A National Credit Institution
Congress and the President have to direct the issuance of national credit to those investments which cause the greatest increase in productivity in the economy—in new basic infrastructure and in revolutionary technologies like plasma processes, fourth-generation fission, and fusion. This must include protective infrastructure particularly against storm and flood—productivity increase emphatically includes ending the senseless, repeated loss of many lives and tens of billions in wealth from flooding rivers that could be managed and storm surges that could be stopped by new infrastructure.
The Treasury now can issue new credit and currency to agencies or authorities specifically tasked with carrying out missions of new infrastructure or crash programs of science and technology research and development. A new Reconstruction Finance Corporation modelled on President Franklin Roosevelt’s RFC can organize this process.
But Lincoln’s Administration combined the direct issuance of Treasury credit as new Greenback notes, with the issuance of Treasury notes through a system of Federally chartered commercial banks, essentially capitalized with Treasury bonds.
A new Bank of the United States can be created by Congress, capitalized both by the Treasury and by private holders of Treasury securities.

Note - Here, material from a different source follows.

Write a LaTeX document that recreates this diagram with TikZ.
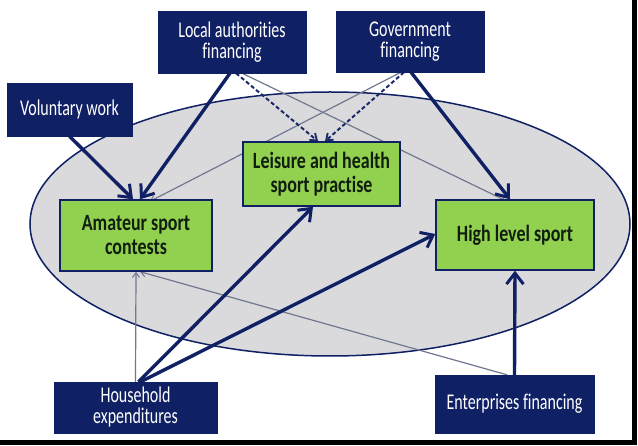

A key advantage: It can bring back into new infrastructural investment some of the dollar-based liquid assets held overseas—recall that three-quarters of dollar holdings are abroad.
That Bank can be the instrument to multiply many times the tax revenue assigned to it to pay interest or dividends on the long-term capital subscribed or loaned to it. It will enable the issuance of new currency on a large, but controlled, scale through this Bank. It will operate as a large commercial bank, funding projects and technologies, including in partnership with other major nations’ national credit institutions. Therefore it must be run by directors and staff experienced in scientific and construction projects as well as in banking. And it must operate in cooperation with private banks under Glass-Steagall regulation.